It was Friday, so the smell of fish cutlets greeted me when I arrived in the assisted living center’s dining room. I knew from discussions with the chef that he likes having me there to play during lunch. The music adds a little pizzazz, he says. He finds it challenging to keep the residents happy when “they have to eat in the same restaurant every day.” With me there, he gets fewer complaints about the food. The lunch bunch also seems to linger and socialize more after eating, content in the pretend piano-bar atmosphere, reminiscing, quizzing each other about song titles and lyrics.
This day, though, the mood was somber. I played a string of upbeat tunes, hoping to jolly the group. Around me, kitchen staff made their rounds. I heard them announcing the menu at each table, as they pointed out the available items on the typed-and-photocopied daily bill of fare. I was aware of the usual slow, deliberate process of diners making mealtime choices, perhaps the most consequential decision of their day.
I kept playing, but things remained quiet around me. Soon servers were delivering food to the tables, offering help and chipper encouragement:
I’m going to cut this meat up for you, okay?
Would you like me to butter that bread?
Do you want me to crunch your crackers in your soup?
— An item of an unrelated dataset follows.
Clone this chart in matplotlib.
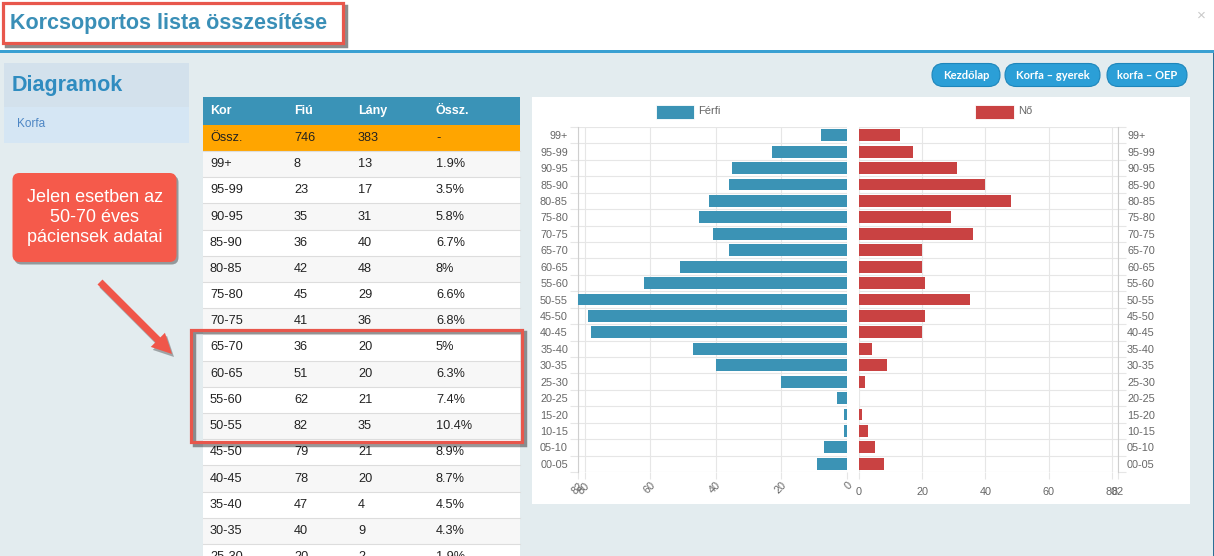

That’s how I like it…
There you go – That looks good!
Constance had chosen tilapia and French fries, and couldn’t open the fiddly foil packet of vinegar. An aide took over the task and began sprinkling the contents on the potatoes. I heard this exchange:
Tell me when.
Put the whole thing on.
Her vinegar-dispensing duties complete, the aide turned to Constance’s tablemate, Bert, and started cutting his turkey in gravy, the alternate menu choice. She chatted as she sliced:
My Grandma used to put it on my hair to make it shiny.
Bert took a moment to consider that. He needed clarification:
After the aide cleared up Bert’s confusion over her grandmother’s beauty secret, the three of them erupted in big, heart-healthy laughter, the kind that gets your blood flowing and just plain feels good. As Norman Cousins put it, “Hearty laughter is a good way to jog internally without having to go outdoors.”